WHEN IT BURNED TO THE GROUND

by Yolanda Barnes

Pub Date: Aug. 1st, 2005
ISBN: 1-932511-18-0
Publisher: Sarabande

A spirited debut embodies an intrinsic, disjointed portrait of a poor black street in L.A. pre the ’92 riots.

A motley collection of its hardscrabble residents tell the up-and-down story of Piedmont Street, named for the 19th-century lawyer who rid the area of “plaguing canine hordes,” according to one chapter’s “Official History.” The first citizen to set the ominous scene is Daniel, hustler turned preacher, who has been called by God—literally, out of bed one morning—to pound the pavement declaring His Word to indifferent and increasingly hostile sinners. He reappears from another angle as the odd, dreaded Uncle Daniel in “A Knock on the Door/Louise,” where he makes his increasingly ghastly appearance on Sunday before dinner to lecture his nieces on the Lord’s “divine plan.” Another local denizen who recounts her plight is piano teacher Cecile; having fallen on “a hard time (only temporary she was sure),” she is forced to line up at the pawnshop to sell her cherished Auntie’s moonstone brooch. The experience of dealing with the miserly pawnbroker becomes a creepy prefiguration of her fall from grace—and the cataclysmic fire that will follow.

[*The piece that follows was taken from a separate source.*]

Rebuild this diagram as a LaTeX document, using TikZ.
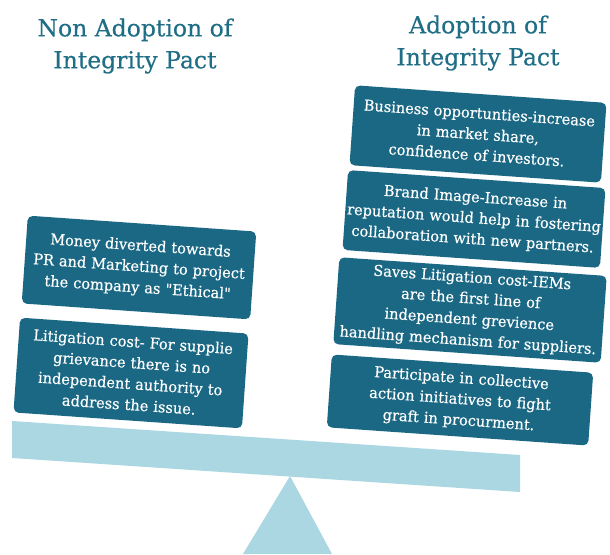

Some of these folksy character studies feel like complete short stories in themselves: “Red Lipstick/Albee & Lettie,” for example, about the impending meeting after many years of two middle-aged sisters, one healthy and Christian, the other prodigal and ailing, who are destined to rehash their smoldering family dynamic until death; or “Eve’s Daughter/Bernadette,” about the struggling seamstress Bernadette, who pulled herself out of poverty and away from her mother’s curse of morbidity by opening her own shop on Piedmont Street; now, fatigued by surviving her loved ones, she watches the signs of doom slowly appear in the area. The self-sufficient pieces can’t—not tidily—be tacked together to make a cohesive work, yet Barnes’s spare writing and poignant detail render her characters memorable.

An exciting debut, if still in the process of formation.